AIM OF THE TASK →
List each line in which the string "chart" appears.
**** DATASET SECTION
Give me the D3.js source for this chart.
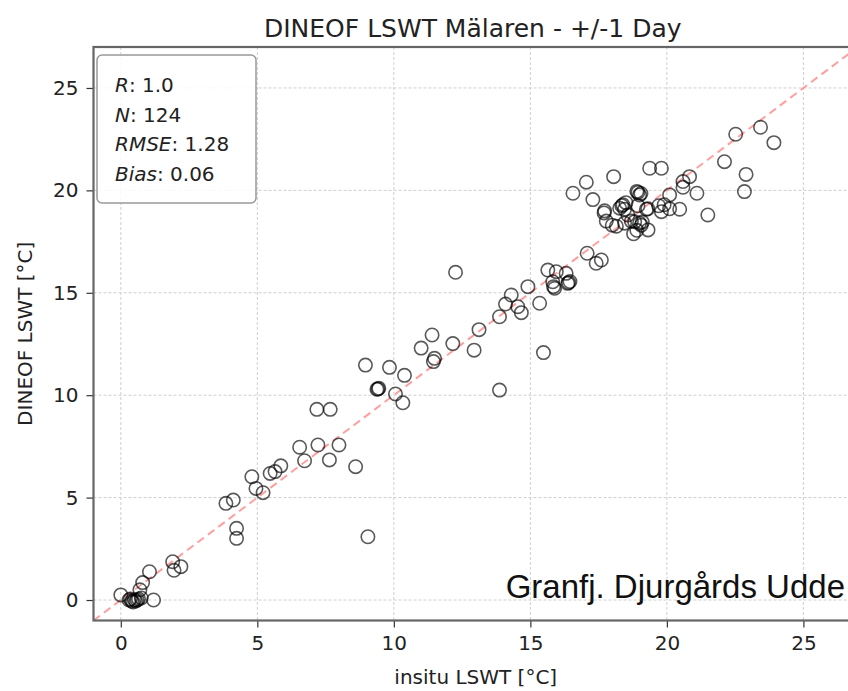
<!DOCTYPE html>
<html>
<head>
<meta charset="utf-8">
<script src="https://cdn.jsdelivr.net/npm/d3@7"></script>
<style>
  html, body { margin: 0; padding: 0; background: #fff; }
  svg { display: block; font-family: "DejaVu Sans", sans-serif; }
</style>
</head>
<body>
<svg id="chart" width="848" height="691"></svg>
<script>
// In-situ lake surface water temperature (°C) vs. DINEOF reconstruction (°C)
const insitu = [
  0.0, 0.3, 0.45, 0.6, 0.75, 0.7, 0.8, 1.05, 1.2, 1.9, 2.2, 1.95,
  0.35, 0.5, 0.55, 0.65, 0.4,
  3.85, 4.12, 4.24, 4.24, 4.8, 4.95, 5.21, 5.47, 5.65, 5.86,
  6.55, 6.73, 7.22, 7.64, 7.99, 8.6, 7.18, 7.67,
  8.96, 9.05, 9.38, 9.45, 9.42, 9.84, 10.06, 10.33, 10.39,
  11.0, 11.4, 11.45, 11.49, 12.16, 12.26, 12.94, 13.12,
  13.87, 13.87, 14.09, 14.3, 14.54, 14.67, 14.91, 15.34, 15.48,
  15.64, 15.95, 15.82, 15.89, 15.85, 16.31, 16.37, 16.45, 16.4,
  17.08, 17.41, 17.6,
  16.56, 17.05, 18.05, 19.37, 19.8, 17.29, 17.72, 17.78, 18.15,
  18.39, 18.45, 18.45, 18.78, 18.94, 19.0, 18.94, 19.0, 19.31,
  19.25, 19.7, 19.8, 20.1, 20.1, 20.47, 20.59, 20.83, 20.59,
  21.1, 21.5, 22.11, 22.9, 22.84, 22.52, 23.43, 23.92,
  18.27, 18.57, 19.06, 18.82,
  18.5, 18.9, 19.05, 18.35, 19.1, 18.7, 19.9, 18.0, 17.7, 19.3, 18.9
];
const dineof = [
  0.25, 0.0, -0.1, 0.0, 0.1, 0.5, 0.85, 1.38, 0.0, 1.87, 1.63, 1.45,
  0.05, 0.0, -0.05, 0.05, -0.05,
  4.72, 4.88, 3.5, 3.01, 6.02, 5.45, 5.24, 6.18, 6.27, 6.55,
  7.46, 6.8, 7.57, 6.84, 7.57, 6.51, 9.31, 9.31,
  11.47, 3.09, 10.29, 10.34, 10.3, 11.36, 10.06, 9.63, 10.97,
  12.3, 12.94, 11.64, 11.8, 12.52, 16.0, 12.2, 13.2,
  10.25, 13.83, 14.45, 14.89, 14.32, 14.03, 15.3, 14.49, 12.08,
  16.11, 16.03, 15.54, 15.22, 15.3, 15.95, 15.46, 15.55, 15.5,
  16.93, 16.44, 16.6,
  19.86, 20.4, 20.67, 21.08, 21.08, 19.55, 19.0, 18.5, 18.25,
  19.3, 19.08, 18.4, 17.88, 19.9, 19.78, 19.25, 18.4, 18.07,
  19.08, 19.25, 18.96, 19.78, 19.1, 19.08, 20.43, 20.67, 20.15,
  19.86, 18.8, 21.4, 20.78, 19.94, 22.74, 23.08, 22.33,
  19.13, 18.8, 18.3, 18.47,
  19.4, 19.95, 19.85, 19.25, 18.45, 18.5, 19.3, 18.3, 18.9, 19.1, 18.05
];

const axisTicks = [0, 5, 10, 15, 20, 25];
const statLabels = ["R", "N", "RMSE", "Bias"];
const statValues = ["1.0", "124", "1.28", "0.06"];
const titleText = "DINEOF LSWT Mälaren - +/-1 Day";
const xLabel = "insitu LSWT [°C]";
const yLabel = "DINEOF LSWT [°C]";
const stationName = "Granfj. Djurgårds Udde";

const svg = d3.select("#chart");
const plot = { left: 93.5, right: 858, top: 47, bottom: 620.5 };

const x = d3.scaleLinear().domain([-1, 27]).range([plot.left, plot.right]);
const y = d3.scaleLinear().domain([-1, 27]).range([plot.bottom, plot.top]);

const clipId = "plot-clip";
svg.append("defs").append("clipPath").attr("id", clipId)
  .append("rect")
  .attr("x", plot.left).attr("y", plot.top)
  .attr("width", plot.right - plot.left).attr("height", plot.bottom - plot.top);

// Grid lines
const grid = svg.append("g").attr("clip-path", `url(#${clipId})`);
grid.selectAll("line.gx").data(axisTicks).join("line")
  .attr("x1", d => x(d)).attr("x2", d => x(d))
  .attr("y1", plot.top).attr("y2", plot.bottom)
  .attr("stroke", "#cfcfcf").attr("stroke-width", 1).attr("stroke-dasharray", "3,2");
grid.selectAll("line.gy").data(axisTicks).join("line")
  .attr("x1", plot.left).attr("x2", plot.right)
  .attr("y1", d => y(d)).attr("y2", d => y(d))
  .attr("stroke", "#cfcfcf").attr("stroke-width", 1).attr("stroke-dasharray", "3,2");

// 1:1 reference line
const content = svg.append("g").attr("clip-path", `url(#${clipId})`);
content.append("line")
  .attr("x1", x(-1)).attr("y1", y(-1))
  .attr("x2", x(27)).attr("y2", y(27))
  .attr("stroke", "#ff7f7f").attr("stroke-opacity", 0.75)
  .attr("stroke-width", 2).attr("stroke-dasharray", "8,5");

// Scatter points (hollow markers)
const pts = insitu.map((v, i) => [v, dineof[i]]);
content.selectAll("circle.pt").data(pts).join("circle")
  .attr("class", "pt")
  .attr("cx", d => x(d[0])).attr("cy", d => y(d[1]))
  .attr("r", 6.7)
  .attr("fill", "none")
  .attr("stroke", "#000").attr("stroke-opacity", 0.65)
  .attr("stroke-width", 1.6);

// Axes
const xAxis = d3.axisBottom(x).tickValues(axisTicks).tickSize(7).tickPadding(8);
const yAxis = d3.axisLeft(y).tickValues(axisTicks).tickSize(7).tickPadding(8);

const gx = svg.append("g").attr("transform", `translate(0,${plot.bottom})`).call(xAxis);
const gy = svg.append("g").attr("transform", `translate(${plot.left},0)`).call(yAxis);
[gx, gy].forEach(g => {
  g.select(".domain").remove();
  g.selectAll(".tick line").attr("stroke", "#333").attr("stroke-width", 1.2);
  g.selectAll(".tick text")
    .attr("font-family", "DejaVu Sans, sans-serif")
    .attr("font-size", 20).attr("fill", "#222");
});

// Spines
svg.append("rect")
  .attr("x", plot.left).attr("y", plot.top)
  .attr("width", plot.right - plot.left).attr("height", plot.bottom - plot.top)
  .attr("fill", "none").attr("stroke", "#666").attr("stroke-width", 2.2);

// Title and axis labels
svg.append("text")
  .attr("x", (plot.left + plot.right) / 2 - 3).attr("y", 37)
  .attr("text-anchor", "middle").attr("font-size", 25).attr("fill", "#222")
  .text(titleText);

svg.append("text")
  .attr("x", (plot.left + plot.right) / 2).attr("y", 684)
  .attr("text-anchor", "middle").attr("font-size", 20).attr("fill", "#222")
  .text(xLabel);

svg.append("text")
  .attr("transform", `translate(32,${(plot.top + plot.bottom) / 2}) rotate(-90)`)
  .attr("text-anchor", "middle").attr("font-size", 20).attr("fill", "#222")
  .text(yLabel);

// Statistics box
const box = svg.append("g");
box.append("rect")
  .attr("x", 97).attr("y", 55).attr("width", 159).attr("height", 148)
  .attr("rx", 5).attr("ry", 5)
  .attr("fill", "#fff").attr("fill-opacity", 0.85)
  .attr("stroke", "#999").attr("stroke-width", 1.5);

const statText = box.selectAll("text").data(statLabels).join("text")
  .attr("x", 115).attr("y", (d, i) => 92 + i * 29.5)
  .attr("font-size", 20).attr("fill", "#222");
statText.append("tspan").attr("font-style", "italic").text(d => d);
statText.append("tspan").text((d, i) => ": " + statValues[i]);

// Station name
svg.append("text")
  .attr("x", 845).attr("y", 598)
  .attr("text-anchor", "end")
  .attr("font-family", "Liberation Sans, Arial, sans-serif")
  .attr("font-size", 33).attr("fill", "#111")
  .text(stationName);
</script>
</body>
</html>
********
RESPONSE TO THIS TASK →
Give me the D3.js source for this chart.
<svg id="chart" width="848" height="691"></svg>
const svg = d3.select("#chart");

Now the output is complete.